I milanisti lo sanno bene: i ritorni non hanno il benestare della Dea Fortuna. Ricky, in tal senso, fu una sorte di variante. I nove centri in trentasette gare, del 2013-‘14, non rappresentarono certamente la grandezza del trequartista – ormai acciaccato da noie muscolari – ma gli consentirono di evitare la bocciatura di fine anno, la stessa che investì tecnici e centravanti in tempi non remoti. Ci fu il tempo per commuovere, per rivedere quel “doppio due” ondeggiare sull’erba di San Siro e per assistere a qualche giornata speciale (come in occasione della doppietta all’Atalanta, con le marcature numero 100 e 101 in rossonero).

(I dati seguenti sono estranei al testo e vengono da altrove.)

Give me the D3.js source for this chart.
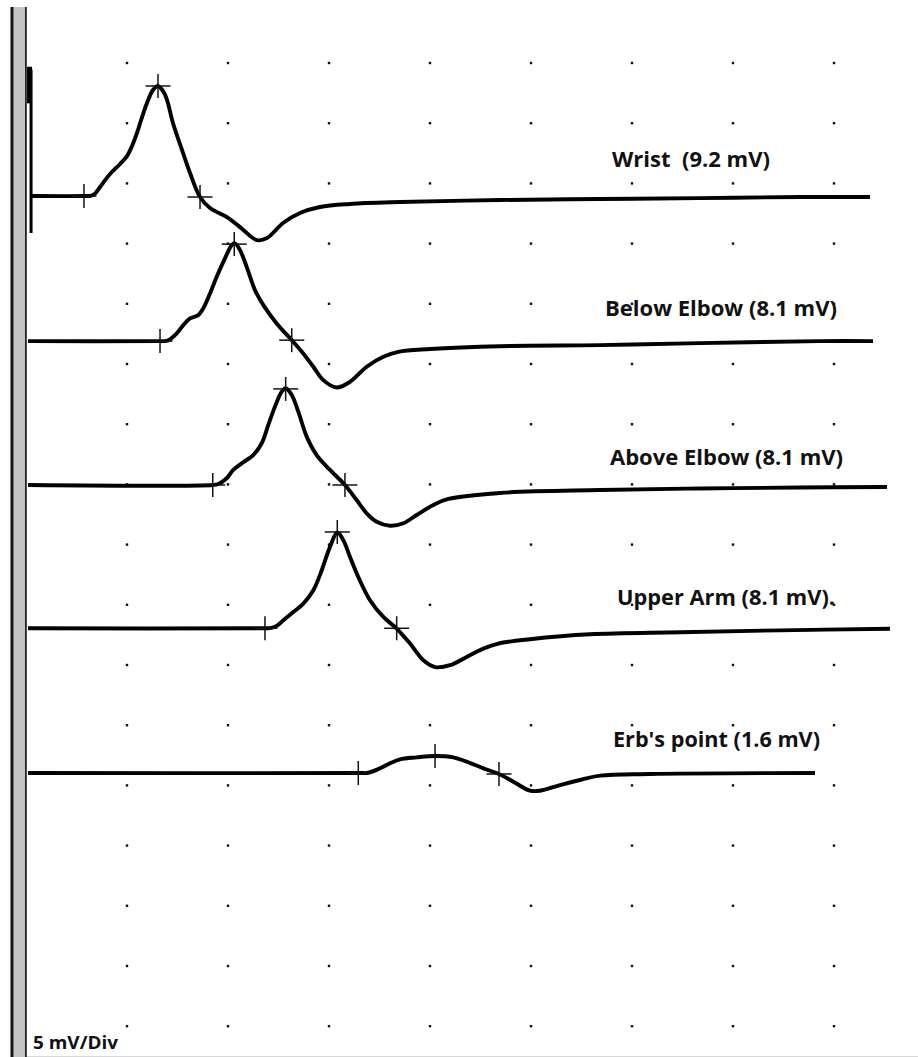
<!DOCTYPE html>
<html>
<head>
<meta charset="utf-8">
<script src="https://cdn.jsdelivr.net/npm/d3@7"></script>
<style>
  html, body { margin: 0; padding: 0; background: #fff; }
  svg { display: block; }
  text { font-family: "Open Sans", "Noto Sans", sans-serif; font-weight: 700; fill: #111; white-space: pre; }
</style>
</head>
<body>
<script>
// ---------------- DATA ----------------
// time in divisions, amplitude in mV (relative to each trace's baseline)
const traceNames = ["Wrist", "Below Elbow", "Above Elbow", "Upper Arm", "Erb's point"];
const traceLabels = ["Wrist  (9.2 mV)", "Below Elbow (8.1 mV)", "Above Elbow (8.1 mV)", "Upper Arm (8.1 mV).", "Erb's point (1.6 mV)"];
const baselineOffsets = [-11.05, -23.1, -35.05, -46.95, -58.97]; // mV, 5 mV/Div display
const sensitivityLabel = "5 mV/Div";

const gridTimes = [1, 2, 3, 4, 5, 6, 7, 8];
const gridLevels = [0, -5, -10, -15, -20, -25, -30, -35, -40, -45, -50, -55, -60, -65, -70, -75, -80];

const wristArtifactTop = [[0.035, 10.74], [0.035, 7.7]];
const wristArtifact = [[0.05, 10.5], [0.05, -3.07]];

const wristTrace = [
  [0.06, 0], [0.574, 0], [0.64, 0.02], [0.683, 0.2], [0.733, 0.75], [0.832, 1.83], [0.931, 2.66], [1.0, 3.32],
  [1.05, 4.16], [1.099, 5.24], [1.149, 6.56], [1.198, 7.73], [1.257, 8.81], [1.307, 9.14],
  [1.356, 8.73], [1.396, 7.98], [1.455, 6.07], [1.545, 3.82], [1.624, 1.91], [1.723, -0.08],
  [1.822, -1.0], [1.99, -1.75], [2.119, -2.58], [2.287, -3.66], [2.386, -3.49], [2.545, -2.24],
  [2.713, -1.41], [2.911, -0.91], [3.208, -0.66], [3.703, -0.5], [4.693, -0.33], [5.683, -0.25],
  [6.673, -0.17], [7.663, -0.08], [8.356, -0.08]
];
const belowElbowTrace = [
  [0.02, 0], [1.327, 0], [1.39, 0.02], [1.426, 0.15], [1.492, 0.64], [1.557, 1.33], [1.624, 1.88], [1.706, 2.16],
  [1.755, 2.72], [1.822, 3.96], [1.888, 5.34], [1.97, 6.87], [2.037, 7.98], [2.069, 8.12],
  [2.119, 7.56], [2.185, 6.17], [2.267, 4.24], [2.35, 2.99], [2.482, 1.47], [2.631, 0.08],
  [2.745, -1.02], [2.845, -2.13], [2.944, -3.24], [3.076, -3.85], [3.208, -3.38], [3.373, -2.13],
  [3.538, -1.3], [3.686, -0.89], [4.0, -0.66], [4.693, -0.42], [5.683, -0.33], [6.673, -0.17],
  [7.861, 0], [8.386, 0]
];
const aboveElbowTrace = [
  [0.02, 0], [1.849, 0], [1.904, 0.08], [1.987, 0.56], [2.052, 1.25], [2.151, 1.89], [2.25, 2.49],
  [2.334, 3.47], [2.399, 4.99], [2.465, 6.51], [2.532, 7.75], [2.571, 8.04], [2.631, 7.48],
  [2.696, 6.1], [2.779, 4.02], [2.878, 2.49], [3.01, 1.25], [3.158, 0], [3.274, -1.25],
  [3.373, -2.35], [3.472, -3.05], [3.604, -3.38], [3.736, -3.18], [3.868, -2.49], [4.033, -1.66],
  [4.181, -1.16], [4.693, -0.66], [5.683, -0.42], [6.673, -0.29], [7.663, -0.21], [8.525, -0.17]
];
const upperArmTrace = [
  [0.02, 0], [2.366, 0], [2.43, 0.03], [2.482, 0.2], [2.548, 0.66], [2.647, 1.35], [2.746, 2.05], [2.845, 3.16],
  [2.928, 4.82], [3.01, 6.76], [3.082, 7.95], [3.142, 7.31], [3.208, 5.92], [3.29, 4.26],
  [3.406, 2.33], [3.538, 0.94], [3.67, -0.02], [3.802, -1.27], [3.934, -2.66], [4.05, -3.22],
  [4.198, -3.07], [4.363, -2.38], [4.528, -1.69], [4.676, -1.27], [4.99, -0.91], [5.584, -0.5],
  [6.475, -0.33], [7.465, -0.17], [8.554, -0.04]
];
const erbsTrace = [
  [0.02, 0], [3.29, 0], [3.389, 0.02], [3.505, 0.39], [3.604, 0.81], [3.703, 1.14], [3.868, 1.3],
  [4.05, 1.41], [4.231, 1.3], [4.363, 0.94], [4.528, 0.39], [4.683, -0.08], [4.825, -0.72],
  [4.99, -1.47], [5.089, -1.47], [5.287, -1.0], [5.485, -0.58], [5.683, -0.22], [6.178, -0.08],
  [7.812, 0]
];
const traces = [wristTrace, belowElbowTrace, aboveElbowTrace, upperArmTrace, erbsTrace];

// cursor markers: onset, peak, end  [time, amplitude]
const wristMarkers = [[0.574, 0], [1.307, 9.14], [1.723, -0.08]];
const belowElbowMarkers = [[1.327, 0], [2.062, 8.06], [2.631, 0.08]];
const aboveElbowMarkers = [[1.849, 0], [2.571, 7.98], [3.158, 0]];
const upperArmMarkers = [[2.366, 0], [3.082, 8.0], [3.67, 0]];
const erbsMarkers = [[3.29, 0], [4.05, 1.41], [4.683, -0.08]];
const markers = [wristMarkers, belowElbowMarkers, aboveElbowMarkers, upperArmMarkers, erbsMarkers];

// ---------------- LAYOUT ----------------
const W = 918, H = 1057;
const labelLayout = [
  {x: 612, y: 167, w: 158},
  {x: 605, y: 316, w: 232},
  {x: 610, y: 465, w: 233},
  {x: 617, y: 605, w: 218},
  {x: 613, y: 747, w: 207}
];

const svg = d3.select("body").append("svg").attr("width", W).attr("height", H);

const x = d3.scaleLinear().domain([0, 8]).range([26, 26 + 8 * 101]);
const y = d3.scaleLinear().domain([0, -80]).range([63, 63 + 16 * 60.2]);

// left frame
svg.append("rect").attr("x", 10.5).attr("y", 7).attr("width", 3.2).attr("height", H - 7).attr("fill", "#111");
svg.append("rect").attr("x", 13.7).attr("y", 7).attr("width", 11.3).attr("height", H - 7).attr("fill", "#c4c4c4");
svg.append("rect").attr("x", 25).attr("y", 7).attr("width", 1.8).attr("height", H - 7).attr("fill", "#222");
svg.append("line").attr("x1", 27).attr("x2", W).attr("y1", 1056.5).attr("y2", 1056.5)
  .attr("stroke", "#d8d8d8").attr("stroke-width", 1);

// grid dots
const dots = [];
gridLevels.forEach(v => gridTimes.forEach(t => dots.push([t, v])));
svg.append("g").selectAll("rect").data(dots).join("rect")
  .attr("x", d => x(d[0]) - 1.2).attr("y", d => y(d[1]) - 1.2)
  .attr("width", 2.4).attr("height", 2.4).attr("fill", "#111");

const line = d3.line().curve(d3.curveCatmullRom.alpha(0.5));

// stimulus artifact on wrist trace
svg.append("path")
  .attr("d", d3.line()(wristArtifactTop.map(p => [x(p[0]), y(baselineOffsets[0] + p[1])])))
  .attr("stroke", "#000").attr("stroke-width", 5).attr("fill", "none");
svg.append("path")
  .attr("d", d3.line()(wristArtifact.map(p => [x(p[0]), y(baselineOffsets[0] + p[1])])))
  .attr("stroke", "#000").attr("stroke-width", 3).attr("fill", "none");

// traces
traces.forEach((tr, i) => {
  const b = baselineOffsets[i];
  svg.append("path")
    .attr("d", line(tr.map(p => [x(p[0]), y(b + p[1])])))
    .attr("fill", "none").attr("stroke", "#000")
    .attr("stroke-width", 3.9).attr("stroke-linejoin", "round").attr("stroke-linecap", "butt");
});

// markers
markers.forEach((ms, i) => {
  const b = baselineOffsets[i];
  const g = svg.append("g").attr("stroke", "#111").attr("stroke-width", 1.5);
  ms.forEach(m => {
    const cx = x(m[0]), cy = y(b + m[1]);
    g.append("line").attr("x1", cx - 12.5).attr("x2", cx + 12.5).attr("y1", cy).attr("y2", cy);
    g.append("line").attr("x1", cx).attr("x2", cx).attr("y1", cy - 12).attr("y2", cy + 12);
  });
});

// labels
traceLabels.forEach((t, i) => {
  const L = labelLayout[i];
  svg.append("text").attr("x", L.x).attr("y", L.y)
    .attr("font-size", 21).attr("textLength", L.w).attr("lengthAdjust", "spacingAndGlyphs")
    .text(t);
});

svg.append("text").attr("x", 33).attr("y", 1049)
  .attr("font-size", 17).attr("textLength", 85).attr("lengthAdjust", "spacingAndGlyphs")
  .text(sensitivityLabel);
</script>
</body>
</html>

È sua anche l’ultima rete in Champions del Milan, siglata ormai più di sette anni fa. Doveva essere un attaccante, poi la gracilità adolescenziale lo costrinse ad indietreggiare di qualche metro; a conti fatti, fu una benedizione. Doveva essere un nuovo Cerezo e invece divenne tutt’altro; a conti fatti, fu una benedizione. Doveva esser girato in prestito già da quell’estate del 2003 ed invece convinse subito tutti; a conti fatti, fu una benedizione a tinte rossonere. Chiudo gli occhi e ripenso a quelle progressioni, rigorosamente affrontate con la testa in avanti come un rapace pronto all’assalto. Chiudo gli occhi e mi assale un po’ di malinconia… e forse quella non la dribbla neanche Ricardo Izecson dos Santos Leite. Per gli amici, per i tifosi e per gli amanti del calcio in generale… “semplicemente” Kaká.
P.S. Poi, alla fine dell’estate 2003, mi decisi a scegliere la maglia da chiedere ai miei. Sono certo che non servirà aggiungere altro… Obrigado Ricky.